September 22nd – Further on from the flytipped mattress, my dark mood was lifted by a splash of colour as I winched myself up the Black Cock Bridge. Remarkably, the honeysuckle thicket growing there is still flowering, and in seeming good health.

Think about that. We’re 8 days off October, and the honeysuckle is still gorgeous.

Looking beyond the railings, I noted the field in from of the old farmhouse had been planted with young, deciduous saplings, which are coming along rather well. An excellent thing, and great colours right now, too.

April 17th – The minutiae of drainage engineering are wonderful. I’ve been passing this array of manholes for a couple of weeks now, and noticed that new bars had been installed across the covers. It’s taken me ages to work out what they’re for. It’s not what one may imagine.

Opposite a small, automatic sewer pumping station on Green Lane at Bullings Heath, Walsall Wood, there is the concrete cap to what must be a storm buffer. A storm buffer is a large underground tank that, in time of heavy rainfall, collects drainage water and fills up, storing it and allowing slower discharge into the main network to prevent overload. There are lots around and they work well; you can tell this is one due to the large circular ‘cap’ evident with the access covers.

Recently, bars were mounted over the covers. Initially, I assumed they were to prevent access by drainers – a type of Urban Explorer that goes into sewers and storm drains to explore – but they aren’t actually secure. They’re secured with normal nuts and bolts, not locks. A couple of covers in front (not shown), which I think house pumps of valves – are not so protected.

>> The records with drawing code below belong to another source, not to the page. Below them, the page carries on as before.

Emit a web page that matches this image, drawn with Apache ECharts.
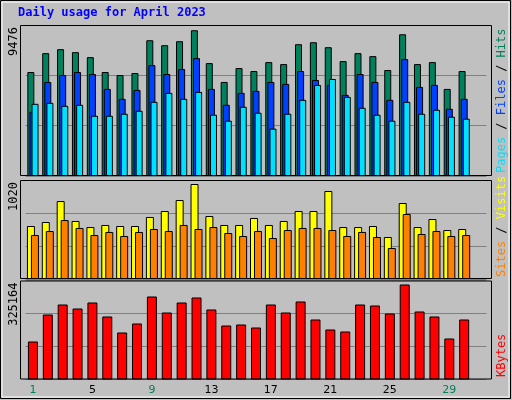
<!DOCTYPE html>
<html><head><meta charset="utf-8">
<script src="https://cdn.jsdelivr.net/npm/echarts@6/dist/echarts.min.js"></script>
<style>html,body{margin:0;padding:0;background:#c0c0c0}#c{width:512px;height:400px}</style>
</head><body><div id="c"></div>
<script>
const days = ['1','2','3','4','5','6','7','8','9','10','11','12','13','14','15','16','17','18','19','20','21','22','23','24','25','26','27','28','29','30','31'];
const weekend = ['1','2','8','9','15','16','22','23','29','30'];
const hits = [6761,7988,8246,8052,7729,6761,6567,6696,8827,8504,8763,9476,7342,6115,7019,6825,7406,7277,8569,8698,8375,7471,7988,7794,6890,9215,7277,7406,5662,6825,null];
const files = [4177,6115,6567,6760,6631,5662,5016,5598,7213,6631,6954,7665,5662,4629,5404,5533,6115,5985,6825,6244,5921,5275,6631,6115,4952,7600,5792,5921,4371,5016,null];
const pages = [4694,4758,4564,4629,3918,3918,4048,4241,4823,5404,5016,5469,3983,3596,4500,4112,3079,4048,4952,5921,6308,5146,4435,3983,3596,4823,4048,4306,3854,3725,null];
const visits = [569,612,837,623,558,580,569,569,666,730,848,1020,676,580,580,655,580,623,730,730,945,558,558,569,451,816,558,644,526,537,null];
const sites = [472,515,633,548,472,505,462,505,537,515,580,537,558,494,462,515,440,526,548,548,526,462,505,451,333,698,483,515,462,472,null];
const kbytes = [130074,222495,256725,243033,263571,215649,160881,191688,284109,229341,263571,280686,239610,184842,188265,177996,256725,229341,266994,205380,171150,164304,256725,253302,225918,325164,232764,215649,140343,205380,null];
const maxLabels = ['9476','1020','325164'];

const chart = echarts.init(document.getElementById('c'));
const GL = 25.5, GW = 461;
const panels = [{top:25,h:151},{top:180,h:99},{top:280.5,h:99}];
const tops = [9818,1063,338855];
const grids = panels.map(p=>({left:GL,width:GW,top:p.top,height:p.h,show:false}));
const xAxes = panels.map((p,i)=>({gridIndex:i,type:'category',data:days,
  axisLine:{show:false},axisTick:{show:false},
  axisLabel:i===2?{show:true,fontFamily:'DejaVu Sans',fontSize:11,margin:5,
    color:'#000',formatter:v=>weekend.includes(v)?'{w|'+v+'}':v,rich:{w:{color:'#00805c',fontFamily:'DejaVu Sans',fontSize:11}}}:{show:false}}));
const yAxes = tops.map((m,i)=>({gridIndex:i,type:'value',min:0,max:m,interval:m/3,
  axisLabel:{show:false},axisLine:{show:false},axisTick:{show:false},
  splitLine:{show:true,lineStyle:{color:'#808080',width:1}}}));
const bs = c=>({color:c,borderColor:'#000',borderWidth:1});
const series = [
 {type:'bar',xAxisIndex:0,yAxisIndex:0,data:hits,barWidth:7,barGap:'-70%',itemStyle:bs('#00805c')},
 {type:'bar',xAxisIndex:0,yAxisIndex:0,data:files,barWidth:7,barGap:'-70%',itemStyle:bs('#0040ff')},
 {type:'bar',xAxisIndex:0,yAxisIndex:0,data:pages,barWidth:7,barGap:'-70%',itemStyle:bs('#00e0ff')},
 {type:'bar',xAxisIndex:1,yAxisIndex:1,data:visits,barWidth:8,barGap:'-50%',itemStyle:bs('#ffff00')},
 {type:'bar',xAxisIndex:1,yAxisIndex:1,data:sites,barWidth:8,barGap:'-50%',itemStyle:bs('#ff8000')},
 {type:'bar',xAxisIndex:2,yAxisIndex:2,data:kbytes,barWidth:10,itemStyle:bs('#ff0000')}
];
const g = [
 {type:'rect',shape:{x:0.5,y:0.5,width:510,height:398},style:{fill:'none',stroke:'#000',lineWidth:1},z:-1},
 {type:'rect',shape:{x:2,y:2,width:507,height:395},style:{fill:'none',stroke:'#fff',lineWidth:1},z:-1},
 {type:'text',left:18,top:7,style:{text:'Daily usage for April 2023',fill:'#0000ff',font:'bold 12px "DejaVu Sans Mono"'}},
];
panels.forEach((p,i)=>{
  g.push({type:'rect',shape:{x:20.5,y:p.top+0.5,width:471,height:p.h-1},style:{fill:'none',stroke:'#000',lineWidth:1},z:10,silent:true});
  g.push({type:'text',x:8,y:p.top+2,rotation:Math.PI/2,style:{text:maxLabels[i],fill:'#000',font:'12px "DejaVu Sans Mono"',align:'right',verticalAlign:'top'}});
});
const rlab = (y,parts)=>({type:'text',x:496,y:y,rotation:Math.PI/2,style:{
  text:parts.map((p,k)=>'{s'+k+'|'+p[0]+'}').join(''),
  rich:Object.fromEntries(parts.map((p,k)=>['s'+k,{fill:p[1],font:'12px "DejaVu Sans Mono"'}])),
  align:'left',verticalAlign:'top'}});
g.push(rlab(173,[['Pages','#00e0ff'],[' / ','#000'],['Files','#0040ff'],[' / ','#000'],['Hits','#00805c']]));
g.push(rlab(277,[['Sites','#ff8000'],[' / ','#000'],['Visits','#ffff00']]));
g.push(rlab(377,[['KBytes','#ff0000']]));
chart.setOption({animation:false,backgroundColor:'#c0c0c0',grid:grids,xAxis:xAxes,yAxis:yAxes,series,graphic:g});
</script></body></html>
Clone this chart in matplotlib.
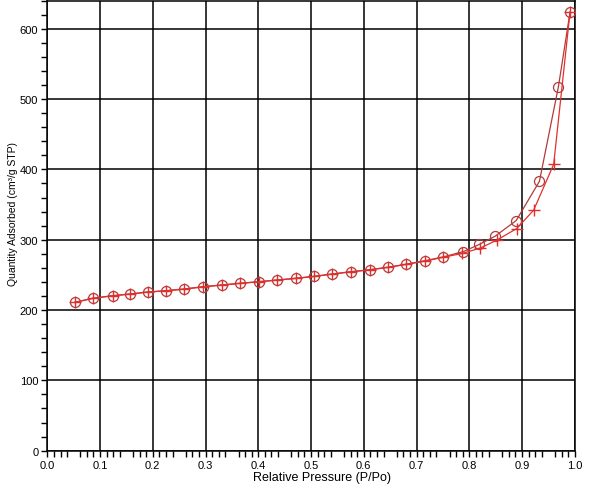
import numpy as np
import matplotlib.pyplot as plt
from matplotlib.ticker import MultipleLocator, FixedLocator

# isotherm data
ads_p = [0.0525, 0.086, 0.124, 0.157, 0.190, 0.225, 0.260, 0.296, 0.331, 0.365,
         0.401, 0.436, 0.471, 0.506, 0.540, 0.576, 0.611, 0.645, 0.680, 0.716,
         0.751, 0.786, 0.820, 0.852, 0.890, 0.922, 0.960, 0.991]
ads_q = [210.8, 216.5, 220.2, 222.6, 225.4, 227.3, 229.7, 233.0, 235.4, 237.8,
         240.1, 242.5, 244.9, 247.7, 251.0, 254.3, 257.1, 260.5, 264.8, 269.5,
         275.1, 280.4, 287.9, 299.3, 315.9, 342.0, 407.2, 623.6]

des_p = [0.991, 0.969, 0.933, 0.889, 0.849, 0.819, 0.789, 0.751, 0.716, 0.680,
         0.645, 0.611, 0.576, 0.540, 0.506, 0.471, 0.436, 0.401, 0.365, 0.331,
         0.296, 0.260, 0.225, 0.190, 0.157, 0.124, 0.086, 0.0525]
des_q = [623.6, 517.6, 383.1, 327.3, 305.0, 293.3, 283.2, 275.6, 270.2, 265.2,
         260.8, 257.4, 254.6, 251.3, 248.0, 245.2, 242.8, 240.4, 238.1, 235.7,
         233.3, 230.0, 227.6, 225.7, 222.9, 220.5, 216.8, 211.1]

plt.rcParams['font.family'] = ['Liberation Sans', 'DejaVu Sans']

fig = plt.figure(figsize=(5.9, 4.89), dpi=100)
ax = fig.add_axes([0.0802, 0.0763, 0.894, 0.9204])

ax.plot(des_p, des_q, color='#b23a3a', lw=0.9, marker='o', ms=7.2,
        mfc='none', mec='#b23a3a', mew=0.9, zorder=3)
ax.plot(ads_p, ads_q, color='#e0302c', lw=0.9, marker='+', ms=8,
        mec='#e0302c', mew=1.0, zorder=4)

ax.set_xlim(0, 1.0)
ax.set_ylim(0, 640)

ax.xaxis.set_major_locator(MultipleLocator(0.1))
minor_x = [i * 0.0125 for i in range(81) if i % 8 not in (0, 4)]
ax.xaxis.set_minor_locator(FixedLocator(minor_x))
ax.yaxis.set_major_locator(MultipleLocator(100))
ax.yaxis.set_minor_locator(MultipleLocator(20))
ax.xaxis.set_major_formatter(plt.FuncFormatter(lambda v, p: f'{v:.1f}'))

ax.grid(which='major', color='black', lw=1.1)
ax.set_axisbelow(True)
for s in ax.spines.values():
    s.set_linewidth(1.1)
    s.set_color('black')

ax.tick_params(which='major', direction='out', length=4.5, width=1.0,
               labelsize=8, pad=2)
ax.tick_params(which='minor', direction='out', length=4, width=1.0)

ax.set_xlabel('Relative Pressure (P/Po)', fontsize=9)
ax.set_ylabel('Quantity Adsorbed (cm³/g STP)', fontsize=7.5)
ax.xaxis.set_label_coords(0.521, -0.046)
ax.yaxis.set_label_coords(-0.056, 0.528)

fig.savefig('out.png', dpi=100)
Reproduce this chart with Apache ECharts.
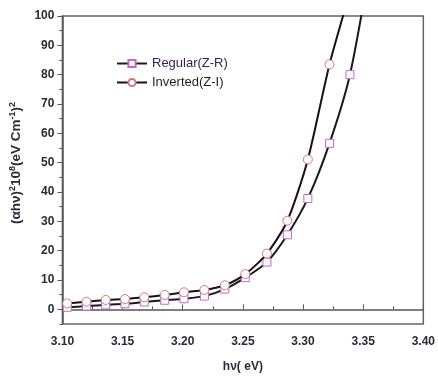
<!DOCTYPE html>
<html>
<head>
<meta charset="utf-8">
<script src="https://cdn.jsdelivr.net/npm/echarts@6/dist/echarts.min.js"></script>
<style>
  html, body { margin: 0; padding: 0; background: #fff; }
  #chart { width: 438px; height: 378px; }
</style>
</head>
<body>
<div id="chart"></div>
<script>
// Photon energy (eV) of each measured point
const energy = [3.104, 3.120, 3.136, 3.152, 3.168, 3.185, 3.201, 3.218, 3.235, 3.252, 3.270, 3.287, 3.304, 3.322, 3.339, 3.356];

// (αhν)² ×10⁸ (eV cm⁻¹)² for both device structures
const regular  = [0.7, 1.1, 1.5, 1.9, 2.5, 3.1, 3.6, 4.5, 6.9, 10.8, 16.1, 25.4, 37.8, 56.6, 80.0, 118.0];
const inverted = [2.0, 2.6, 3.2, 3.5, 4.1, 4.9, 5.8, 6.6, 8.2, 12.0, 19.0, 30.2, 51.1, 83.5, 108.0];

const seriesNames = ['Regular(Z-R)', 'Inverted(Z-I)'];

// Axis tick positions
const yMajorTicks = [0, 10, 20, 30, 40, 50, 60, 70, 80, 90, 100];
const yMinorTicks = [-5, 5, 15, 25, 35, 45, 55, 65, 75, 85, 95];

function pairs(xs, ys) {
  return ys.map((y, i) => [xs[i], y]);
}

const font = 'Liberation Sans, Arial, sans-serif';
const axisColor = '#555';
const textColor = '#2a2a3a';

const chart = echarts.init(document.getElementById('chart'), null, { renderer: 'canvas' });

chart.setOption({
  animation: false,
  backgroundColor: '#fff',
  grid: {
    left: 62, right: 13, top: 16, bottom: 52,
    show: true, borderColor: '#666', borderWidth: 1.5,
    backgroundColor: 'transparent'
  },
  legend: {
    orient: 'vertical',
    left: 116, top: 57,
    padding: 0,
    itemWidth: 30, itemHeight: 9, itemGap: 6,
    textStyle: { fontFamily: font, fontSize: 13, color: '#222' },
    data: [
      { name: seriesNames[0], textStyle: { color: '#3a2150' } },
      { name: seriesNames[1], textStyle: { color: '#2a1a1a' } }
    ]
  },
  xAxis: {
    type: 'value',
    min: 3.10, max: 3.40, interval: 0.05,
    name: 'hν( eV)',
    nameLocation: 'middle',
    nameGap: 37,
    nameTextStyle: { fontFamily: font, fontSize: 12, fontWeight: 'bold', color: textColor },
    axisLine: { show: true, lineStyle: { color: axisColor, width: 1.5 } },
    axisTick: { show: true, inside: true, length: 5, lineStyle: { color: axisColor, width: 1 } },
    minorTick: { show: true, splitNumber: 2, length: 3, lineStyle: { color: axisColor, width: 1 } },
    axisLabel: {
      margin: 12,
      fontFamily: font, fontSize: 12, fontWeight: 'bold', color: textColor,
      formatter: v => v.toFixed(2)
    },
    splitLine: { show: false },
    minorSplitLine: { show: false }
  },
  yAxis: [
    {
      type: 'value',
      min: -5, max: 100, interval: 5,
      name: '{a|(αhν)}{s|2}{a|10}{s|8}{a|(eV Cm}{s|-1}{a|)}{s|2}',
      nameLocation: 'middle',
      nameRotate: 90,
      nameGap: 34,
      nameTextStyle: {
        padding: [0, 0, 0, 14],
        rich: {
          a: { fontFamily: font, fontSize: 13.5, fontWeight: 'bold', color: textColor, lineHeight: 17 },
          s: { fontFamily: font, fontSize: 9, fontWeight: 'bold', color: textColor, lineHeight: 10, verticalAlign: 'top' }
        }
      },
      axisLine: { show: true, lineStyle: { color: axisColor, width: 1.5 } },
      axisTick: { show: true, inside: false, length: 5, customValues: yMajorTicks, lineStyle: { color: axisColor, width: 1 } },
      axisLabel: {
        margin: 8,
        customValues: yMajorTicks,
        fontFamily: font, fontSize: 12, fontWeight: 'bold', color: textColor
      },
      splitLine: { show: false }
    },
    {
      // minor ticks between the labelled values
      type: 'value',
      position: 'left',
      min: -5, max: 100, interval: 5,
      axisLine: { show: false },
      axisTick: { show: true, inside: false, length: 3, customValues: yMinorTicks, lineStyle: { color: axisColor, width: 1 } },
      axisLabel: { show: false },
      splitLine: { show: false }
    }
  ],
  series: [
    {
      name: seriesNames[0],
      type: 'line',
      data: pairs(energy, regular),
      smooth: 0.25,
      clip: true,
      symbol: 'rect',
      symbolSize: 8,
      lineStyle: { color: '#1a1a1a', width: 2 },
      itemStyle: { color: '#ffffff', borderColor: '#c866cc', borderWidth: 1 },
      z: 3
    },
    {
      name: seriesNames[1],
      type: 'line',
      data: pairs(energy, inverted),
      smooth: 0.25,
      clip: true,
      symbol: 'circle',
      symbolSize: 9,
      lineStyle: { color: '#1a1010', width: 2 },
      itemStyle: { color: '#ffffff', borderColor: '#cc7a80', borderWidth: 1 },
      z: 4
    }
  ]
});
</script>
</body>
</html>
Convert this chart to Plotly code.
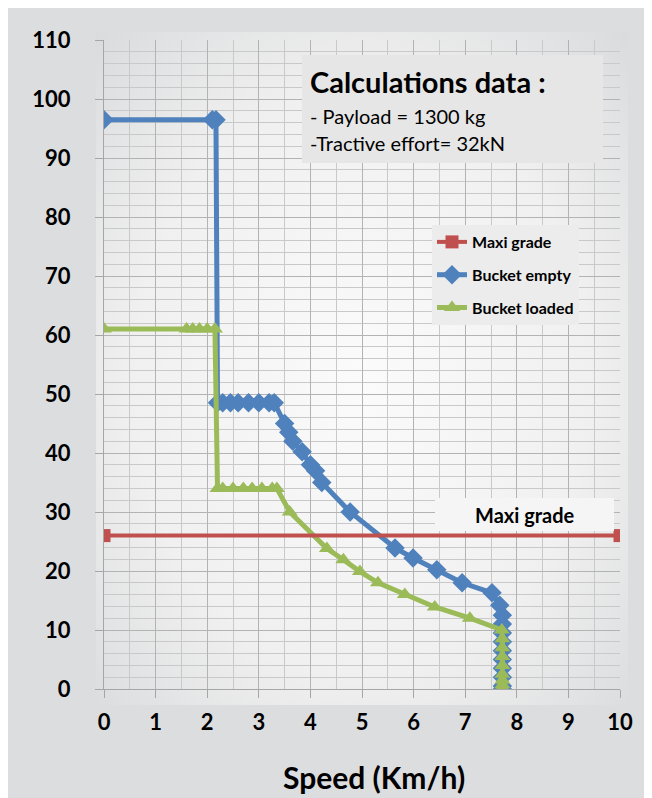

They have actually been fitted to prevent internal pressure from blowing the access covers out. If the buffer filled to capacity due to a storm event, water pressure would increase against the hatches, and lift them out. That would then expose anyone walking through the subsequent flood liable to fall into a very deep, open manhole.

The bars are therefore a safety feature.

I wonder what has occurred, and where, to make this risk suddenly appreciated?

March 25th – Further up Green Lane, I glanced to my left as I winced and grunted my way over the Black Cock bridge, which was harder work than usual. This solitary house, possibly at the end of what may have been Pepper Alley years ago, continues to fascinate me. Back behind here was once a sewage farm and the municipal mortuary. Today, it’s just fields and scrub.

It wasn’t really near sunset, but it was dark, grey and damp. Like October. 

Tomorrow will be a better day.

March 13th – So, having got the new camera and charged it up, I tried it out on the way home. I need more time with it, as many settings I’m used to have moved – but I was quite pleased, really. The flowers in Walsall Wood are a credit to the people who planted them, and are really worth a trip to see. The sunset over Walsall Wood, Bullings Heath and Clayhanger Common was great tonight, in all its misty glory.

The lone red deer hind was a surprise as I rode around the new pond at Clayhanger – I almost missed her; she was nervous and high-tailed it away almost as soon as I spotted her. I think they get in the osiers and scrub on the marsh on the far side of the pool, safe there from human contact.

I see the canal boat moorings are still busy at Silver Street, and it’s nice to see the woodsmoke drifting from the chimneys as you pass by. 

Not a bad first sample, really. 

March 5th – The nascent spring seemed to tone it down a bit today. It was a nice enough day to commute, but the light wasn’t as good as it has been for the past few days, and it felt chilly. I really wasn’t inspired at all by the light, until I was coming through Walsall Wood and noticed that Jockey Meadows hadn’t really started spring yet. Whilst other places were greening up, it still looks grey and lifeless here. Come to think of it, I haven’t seen the deer here for a while, either. 

In these deciduous woods, hedgerows and water meadows spring always comes late.